In May 2013, Jacobs represented the family of the late New Orleans singer Willie Harper, known locally for rescuing crumpled-up lyrics for what would become the hit song “Mother-in-Law” from a trash can and encouraging Ernie K-Doe to give the song one more chance. Harper, who sang backup vocals on the 1961 hit, was incarcerated for a crime years later, even though he’d been found not guilty by reason of insanity. Although a judge ordered Harper’s release, he spent 13 years in the Louisiana Forensic Institute before being released. Afterward, Harper spent years wandering the streets before his death. Jacobs subsequently represented his family in a wrongful incarceration lawsuit against the state. She won a judgment of more than $4 million for Harper’s children. The case is now under appeal.
“Every client is different,” she says. “I’m in this business because I like people and enjoy serving them.”
Jacobs, who is widowed and does not have children, views her clients as her kids, and advocates for them in the way a mother might.
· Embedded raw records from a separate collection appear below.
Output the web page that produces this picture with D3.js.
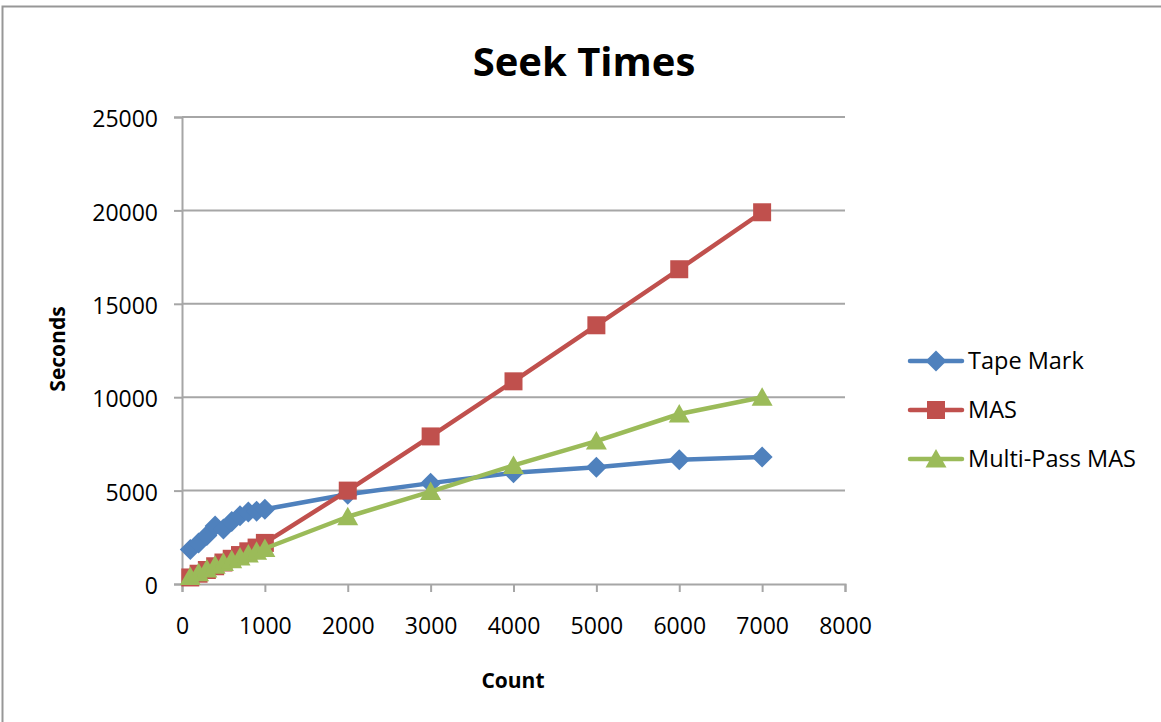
<!DOCTYPE html>
<html>
<head>
<meta charset="utf-8">
<script src="https://cdn.jsdelivr.net/npm/d3@7/dist/d3.min.js"></script>
<style>
  html, body { margin: 0; padding: 0; background: #fff; }
  svg { display: block; }
  text { font-family: "Open Sans", "DejaVu Sans", sans-serif; }
</style>
</head>
<body>
<svg id="chart" width="1161" height="722"></svg>
<script>
// ---- data ----
const counts = [100, 200, 300, 400, 500, 600, 700, 800, 900, 1000, 2000, 3000, 4000, 5000, 6000, 7000];
const tapeMark = [1850, 2200, 2600, 3100, 2950, 3350, 3650, 3850, 3900, 4000, 4800, 5400, 5950, 6250, 6650, 6800];
const mas = [350, 550, 750, 950, 1150, 1350, 1550, 1750, 1950, 2200, 5000, 7900, 10850, 13850, 16850, 19900];
const multiPass = [400, 600, 800, 1000, 1150, 1300, 1450, 1600, 1750, 1900, 3600, 4950, 6350, 7650, 9100, 10000];
const seriesNames = ["Tape Mark", "MAS", "Multi-Pass MAS"];
const seriesColors = ["#4F81BD", "#C0504D", "#9BBB59"];
const seriesShapes = ["diamond", "square", "triangle"];
const xTicks = [0, 1000, 2000, 3000, 4000, 5000, 6000, 7000, 8000];
const yTicks = [0, 5000, 10000, 15000, 20000, 25000];
const titleText = "Seek Times";
const xTitle = "Count";
const yTitle = "Seconds";

const seriesValues = [tapeMark, mas, multiPass];

// ---- layout ----
const svg = d3.select("#chart");
const plot = { left: 182, right: 845, top: 117, bottom: 584 };
const x = d3.scaleLinear().domain([0, 8000]).range([plot.left, plot.right]);
const y = d3.scaleLinear().domain([0, 25000]).range([plot.bottom, plot.top]);
const gridColor = "#A6A6A6";

// chart frame
svg.append("rect")
  .attr("x", 2.5).attr("y", 6.5)
  .attr("width", 1200).attr("height", 800)
  .attr("fill", "#fff").attr("stroke", "#979797").attr("stroke-width", 2);

// title
svg.append("text")
  .attr("x", 584).attr("y", 76)
  .attr("text-anchor", "middle")
  .attr("font-size", 40).attr("font-weight", "bold")
  .attr("fill", "#000")
  .text(titleText);

// gridlines
svg.append("g").selectAll("line")
  .data(yTicks.filter(d => d > 0))
  .join("line")
  .attr("x1", plot.left).attr("x2", plot.right)
  .attr("y1", d => y(d)).attr("y2", d => y(d))
  .attr("stroke", gridColor).attr("stroke-width", 2);

// y axis
const yAxis = d3.axisLeft(y).tickValues(yTicks).tickSize(8).tickPadding(16).tickFormat(d3.format("d"));
const gy = svg.append("g").attr("transform", `translate(${plot.left},0)`).call(yAxis);
gy.select(".domain").attr("stroke", gridColor).attr("stroke-width", 2);
gy.selectAll(".tick line").attr("stroke", gridColor).attr("stroke-width", 2);
gy.selectAll(".tick text").attr("font-size", 23).attr("fill", "#000")
  .attr("dy", "0.42em")
  .attr("font-family", "'Open Sans', sans-serif");

// x axis
const xAxis = d3.axisBottom(x).tickValues(xTicks).tickSize(8).tickPadding(26).tickFormat(d3.format("d"));
const gx = svg.append("g").attr("transform", `translate(0,${plot.bottom})`).call(xAxis);
gx.select(".domain").attr("stroke", gridColor).attr("stroke-width", 2);
gx.selectAll(".tick line").attr("stroke", gridColor).attr("stroke-width", 2);
gx.selectAll(".tick text").attr("font-size", 23).attr("fill", "#000")
  .attr("font-family", "'Open Sans', sans-serif");

// axis titles
svg.append("text")
  .attr("x", 513).attr("y", 688)
  .attr("text-anchor", "middle")
  .attr("font-size", 21).attr("font-weight", "bold")
  .text(xTitle);
svg.append("text")
  .attr("transform", "translate(65,349) rotate(-90)")
  .attr("text-anchor", "middle")
  .attr("font-size", 21).attr("font-weight", "bold")
  .text(yTitle);

// marker shapes
function markerPath(shape) {
  if (shape === "diamond") return "M0,-10.5L10.5,0L0,10.5L-10.5,0Z";
  if (shape === "square") return "M-9,-9H9V9H-9Z";
  return "M0,-10L10.5,8.5L-10.5,8.5Z";
}

const line = d3.line().x(d => x(d[0])).y(d => y(d[1]));

seriesValues.forEach((vals, i) => {
  const pts = counts.map((c, j) => [c, vals[j]]);
  const g = svg.append("g");
  g.append("path")
    .attr("d", line(pts))
    .attr("fill", "none")
    .attr("stroke", seriesColors[i])
    .attr("stroke-width", 4.5)
    .attr("stroke-linejoin", "round")
    .attr("stroke-linecap", "round");
  g.selectAll("path.m").data(pts).join("path")
    .attr("class", "m")
    .attr("transform", d => `translate(${x(d[0])},${y(d[1])})`)
    .attr("d", markerPath(seriesShapes[i]))
    .attr("fill", seriesColors[i]);
});

// legend
const legend = svg.append("g");
seriesNames.forEach((name, i) => {
  const ly = 361 + i * 49;
  legend.append("line")
    .attr("x1", 910).attr("x2", 962).attr("y1", ly).attr("y2", ly)
    .attr("stroke", seriesColors[i]).attr("stroke-width", 4.5)
    .attr("stroke-linecap", "round");
  legend.append("path")
    .attr("transform", `translate(936,${ly})`)
    .attr("d", markerPath(seriesShapes[i]))
    .attr("fill", seriesColors[i]);
  legend.append("text")
    .attr("x", 968).attr("y", ly + 8)
    .attr("font-size", 23.5)
    .attr("fill", "#000")
    .text(name);
});
</script>
</body>
</html>
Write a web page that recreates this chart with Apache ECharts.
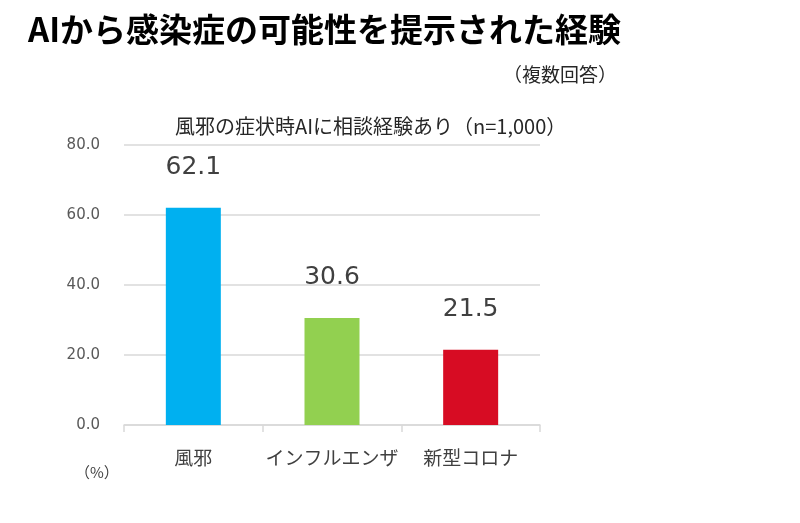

“I really don’t have any spare time,” says Jacobs, who won more than $2 million in an environmental discrimination case in late 2013 on behalf of apartment-complex employees who were exposed to raw sewage. “People come to me by word-of-mouth based on my performance. I also like being a real estate broker and operating buildings in town. So I’m grateful to have two professions that I enjoy. How long do I stay in them? If I don’t stay in them, then what do I do? I’ve been working since I was 9 years old. I did not come from a rich family. Some lawyers work because they like the money. That’s not why I’m in it.”